# Start of RECORD EXCERPTS
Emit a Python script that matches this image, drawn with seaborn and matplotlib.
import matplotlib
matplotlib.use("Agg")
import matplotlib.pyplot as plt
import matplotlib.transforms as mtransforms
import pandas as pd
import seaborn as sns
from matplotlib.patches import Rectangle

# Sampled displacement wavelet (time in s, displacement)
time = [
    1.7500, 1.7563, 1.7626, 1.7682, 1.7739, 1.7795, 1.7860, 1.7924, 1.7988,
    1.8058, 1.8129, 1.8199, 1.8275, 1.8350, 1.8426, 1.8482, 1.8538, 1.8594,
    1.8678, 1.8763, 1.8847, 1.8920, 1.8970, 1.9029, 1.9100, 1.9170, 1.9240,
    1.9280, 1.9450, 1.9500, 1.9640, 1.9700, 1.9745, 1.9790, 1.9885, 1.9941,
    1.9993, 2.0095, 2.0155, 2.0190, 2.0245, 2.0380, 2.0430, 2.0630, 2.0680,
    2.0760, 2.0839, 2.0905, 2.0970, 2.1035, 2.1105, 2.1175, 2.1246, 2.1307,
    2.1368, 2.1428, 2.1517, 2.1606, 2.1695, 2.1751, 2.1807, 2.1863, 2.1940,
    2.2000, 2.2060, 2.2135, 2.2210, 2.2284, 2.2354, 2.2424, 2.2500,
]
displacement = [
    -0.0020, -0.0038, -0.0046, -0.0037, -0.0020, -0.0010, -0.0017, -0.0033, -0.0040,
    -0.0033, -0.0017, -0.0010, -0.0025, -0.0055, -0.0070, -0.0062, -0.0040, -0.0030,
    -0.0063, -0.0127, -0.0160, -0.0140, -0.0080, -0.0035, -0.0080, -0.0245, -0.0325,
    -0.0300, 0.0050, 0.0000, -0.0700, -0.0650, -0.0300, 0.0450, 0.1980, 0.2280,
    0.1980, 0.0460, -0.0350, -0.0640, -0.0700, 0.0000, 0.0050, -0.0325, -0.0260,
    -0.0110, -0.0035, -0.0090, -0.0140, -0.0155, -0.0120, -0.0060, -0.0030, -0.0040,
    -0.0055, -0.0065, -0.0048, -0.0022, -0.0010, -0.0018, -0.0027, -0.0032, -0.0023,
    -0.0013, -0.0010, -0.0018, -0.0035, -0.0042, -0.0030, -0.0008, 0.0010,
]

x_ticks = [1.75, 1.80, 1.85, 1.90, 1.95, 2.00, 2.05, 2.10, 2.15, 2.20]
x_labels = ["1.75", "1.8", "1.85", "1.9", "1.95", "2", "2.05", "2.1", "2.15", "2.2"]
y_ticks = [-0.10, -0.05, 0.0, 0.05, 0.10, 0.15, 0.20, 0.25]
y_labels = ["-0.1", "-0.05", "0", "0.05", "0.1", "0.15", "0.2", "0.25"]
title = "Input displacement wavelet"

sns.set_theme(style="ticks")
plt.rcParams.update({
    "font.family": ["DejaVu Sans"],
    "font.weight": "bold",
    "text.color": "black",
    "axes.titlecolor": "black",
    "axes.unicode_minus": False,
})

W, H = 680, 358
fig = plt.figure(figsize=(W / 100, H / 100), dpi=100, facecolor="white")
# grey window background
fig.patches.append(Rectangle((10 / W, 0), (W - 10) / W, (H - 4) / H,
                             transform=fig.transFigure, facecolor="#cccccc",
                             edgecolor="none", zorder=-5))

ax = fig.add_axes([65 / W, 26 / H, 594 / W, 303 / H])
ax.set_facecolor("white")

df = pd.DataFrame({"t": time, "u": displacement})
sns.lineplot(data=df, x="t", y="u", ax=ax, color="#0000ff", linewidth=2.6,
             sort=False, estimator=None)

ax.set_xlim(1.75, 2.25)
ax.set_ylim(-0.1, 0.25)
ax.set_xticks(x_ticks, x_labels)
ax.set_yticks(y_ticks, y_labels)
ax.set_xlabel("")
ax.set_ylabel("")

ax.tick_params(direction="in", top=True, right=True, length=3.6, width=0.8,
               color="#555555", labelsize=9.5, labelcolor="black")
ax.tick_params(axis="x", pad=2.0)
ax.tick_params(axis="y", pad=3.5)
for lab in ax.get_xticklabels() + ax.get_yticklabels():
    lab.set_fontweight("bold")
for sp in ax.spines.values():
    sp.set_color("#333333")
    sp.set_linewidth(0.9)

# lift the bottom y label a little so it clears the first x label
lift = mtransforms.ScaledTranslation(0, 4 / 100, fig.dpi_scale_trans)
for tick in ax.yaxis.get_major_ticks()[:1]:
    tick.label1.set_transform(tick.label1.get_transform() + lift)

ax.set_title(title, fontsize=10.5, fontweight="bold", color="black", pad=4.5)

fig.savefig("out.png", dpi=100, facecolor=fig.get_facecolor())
# End of RECORD EXCERPTS
# Start of RECORD EXCERPTS
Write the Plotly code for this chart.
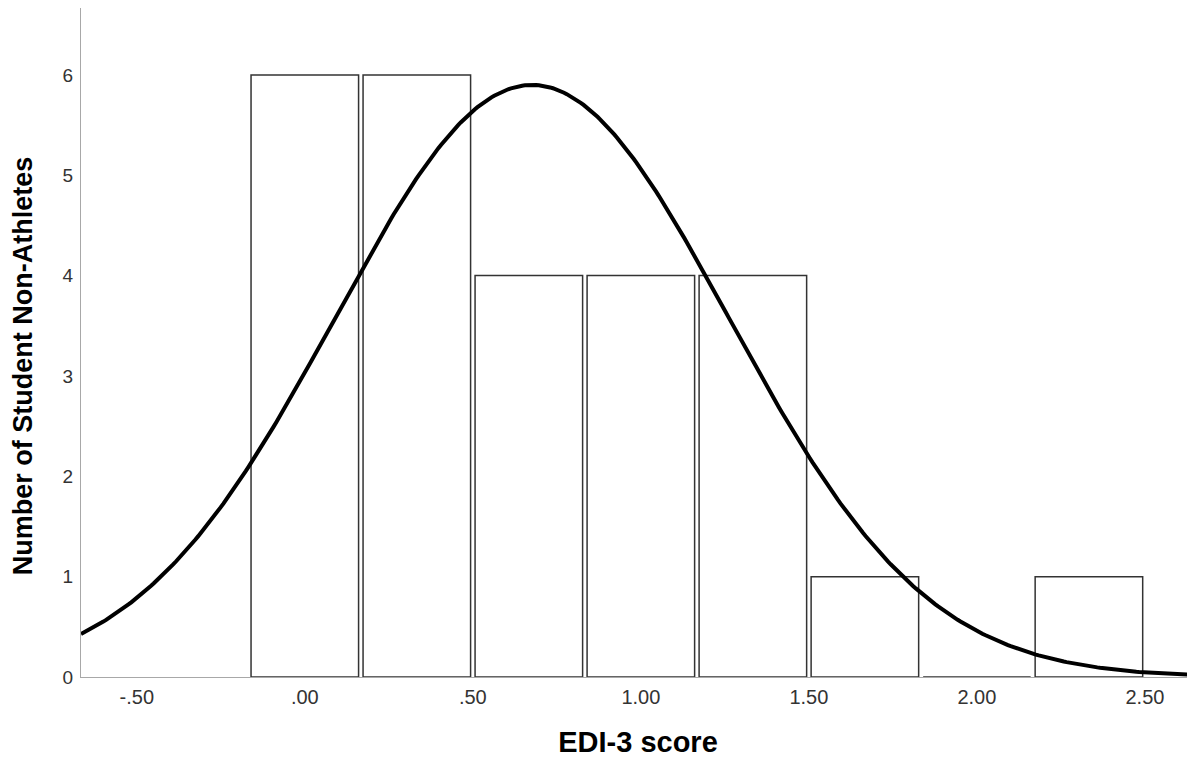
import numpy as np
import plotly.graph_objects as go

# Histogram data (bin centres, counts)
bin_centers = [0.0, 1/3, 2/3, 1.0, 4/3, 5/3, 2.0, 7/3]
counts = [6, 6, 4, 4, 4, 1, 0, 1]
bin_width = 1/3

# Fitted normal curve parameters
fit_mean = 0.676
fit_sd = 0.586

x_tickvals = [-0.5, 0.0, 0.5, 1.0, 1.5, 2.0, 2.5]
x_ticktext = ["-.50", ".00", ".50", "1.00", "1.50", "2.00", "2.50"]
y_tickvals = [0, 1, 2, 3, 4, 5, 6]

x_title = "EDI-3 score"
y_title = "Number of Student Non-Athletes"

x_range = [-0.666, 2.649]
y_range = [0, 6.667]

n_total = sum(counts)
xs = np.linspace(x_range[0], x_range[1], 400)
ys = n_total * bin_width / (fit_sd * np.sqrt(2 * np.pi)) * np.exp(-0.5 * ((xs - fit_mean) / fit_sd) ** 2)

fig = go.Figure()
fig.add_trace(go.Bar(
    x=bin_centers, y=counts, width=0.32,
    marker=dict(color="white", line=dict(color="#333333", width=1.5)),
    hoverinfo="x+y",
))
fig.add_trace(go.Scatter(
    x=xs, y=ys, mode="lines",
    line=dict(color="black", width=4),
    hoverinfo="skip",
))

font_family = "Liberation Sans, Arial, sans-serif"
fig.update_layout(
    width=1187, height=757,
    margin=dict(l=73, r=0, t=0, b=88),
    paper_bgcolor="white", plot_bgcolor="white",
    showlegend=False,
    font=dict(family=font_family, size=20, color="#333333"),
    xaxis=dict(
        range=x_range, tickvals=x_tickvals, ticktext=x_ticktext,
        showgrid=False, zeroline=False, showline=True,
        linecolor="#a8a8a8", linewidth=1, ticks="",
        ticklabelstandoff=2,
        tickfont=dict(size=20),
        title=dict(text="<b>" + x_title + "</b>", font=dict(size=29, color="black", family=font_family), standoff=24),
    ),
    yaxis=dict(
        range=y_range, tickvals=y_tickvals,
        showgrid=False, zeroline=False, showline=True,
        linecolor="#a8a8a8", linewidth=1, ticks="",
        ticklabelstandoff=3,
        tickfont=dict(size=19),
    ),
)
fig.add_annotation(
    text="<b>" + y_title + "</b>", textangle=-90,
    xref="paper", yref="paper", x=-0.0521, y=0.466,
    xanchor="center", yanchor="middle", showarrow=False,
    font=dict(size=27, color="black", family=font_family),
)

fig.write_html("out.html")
# End of RECORD EXCERPTS
SHORT PROBLEM:
Between the line with "Write the Plotly code for this chart." and the line with "fit_sd = 0.586", ends included, lies the span to copy exactly; copy nothing else and leave out the pictures.

THE RESULT:
Write the Plotly code for this chart.
import numpy as np
import plotly.graph_objects as go

# Histogram data (bin centres, counts)
bin_centers = [0.0, 1/3, 2/3, 1.0, 4/3, 5/3, 2.0, 7/3]
counts = [6, 6, 4, 4, 4, 1, 0, 1]
bin_width = 1/3

# Fitted normal curve parameters
fit_mean = 0.676
fit_sd = 0.586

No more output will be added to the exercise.